We are delighted that you are exploring the world of sled dog racing in your classrooms. Although many of you may be focusing on the historic Iditarod Sled Dog Race, there is so much more we hope you will discover.
For example, not only is a dog sled still the only way to get to some of the most remote areas of Alaska -- including the Arctic National Wildlife Refuge (ANWR) -- but dogs remain an essential mode of transportation throughout much of the state. Sled dog racing isn't just the area's predominant winter sport, it is a celebration of this enduring part of the region's culture.
Special note to students: We really appreciate those of you who have choosen us as your team to research, follow and report on! If you have questions about SP Kennel, our dogs or our mushers, we strongly encourage you to search this website before writing to ask us. We have provided as much information as possible, and you can probably find the answers you seek right here. Although we will eventually respond to your inquiry, it is very unlikely that we will be able to respond in time for your report deadline.Sled dogs are far more than pets around here, they are partners in Alaskan life. Beyond that, they are stunning examples of the unique relationship between humans and canines. As Maurice Maeterlinck wrote:
"We -- human beings -- are utterly alone. Of all the millions of species on Earth, none has formed an alliance with us... Except the dog."It is this unique, ancient alliance that reaches us at our very core. It is what bonds us with our pets, and it is what makes "working dogs" so fascinating.
Alaskan Husky Sled Dogs are the finest working dogs in the world, and the work they do with their mushers is both awesome and inspiring.
Did you know that a man named Joe Redington once mushed a team of sled dogs to the 20,000 foot peak of Mt. McKinley?
But, there's even more to the appeal of sled dog racing than just the dogs. People are also universally drawn to examples of human performance and endurance. Even with what little can be gleaned from watching a video or reading an article, people know that mushers are the world's toughest extreme outdoor endurance athletes.

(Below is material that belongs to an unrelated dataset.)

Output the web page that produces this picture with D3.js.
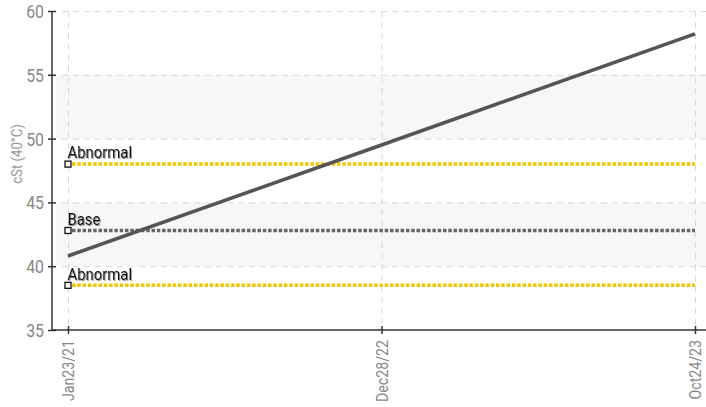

While they can't possibly know the true reality of it all as an outsider looking in, they can relate to the fact, for example, that fewer people have completed the Iditarod than have reached the top of Mt. Everest.
These are just a few of the things we hope you explore as part of your studies, and we hope that you will find The SP Kennel Dog Log both informative and entertaining. We try to post a very broad range of topics and media. You can learn about our dogs, of course, but not just about their training and racing. You can also learn about their personalities and daily life. You can learn about races like the Iditarod and the Copper Basin, but you can also get in-depth information about what it takes for a musher to organize and outfit for racing. Besides learning about the "dog life" of our mushers -- Aliy Zirkle and Allen Moore -- you can learn about their "Alaskan life" as well.
Check out our Dog Mushing Basics page for more information!
You are welcome to use anything you find on this website in your classroom, syllabus, reports, etc. This includes all media -- photo, video and audio -- so feel free to download, cut, paste, share and present anything you want. Our only request is that you credit the Dog Log -- www.SPKDogLog.com -- when you do, so that others can easily find the Dog Log as well.
Best of luck in all your studies, and thanks again for visiting!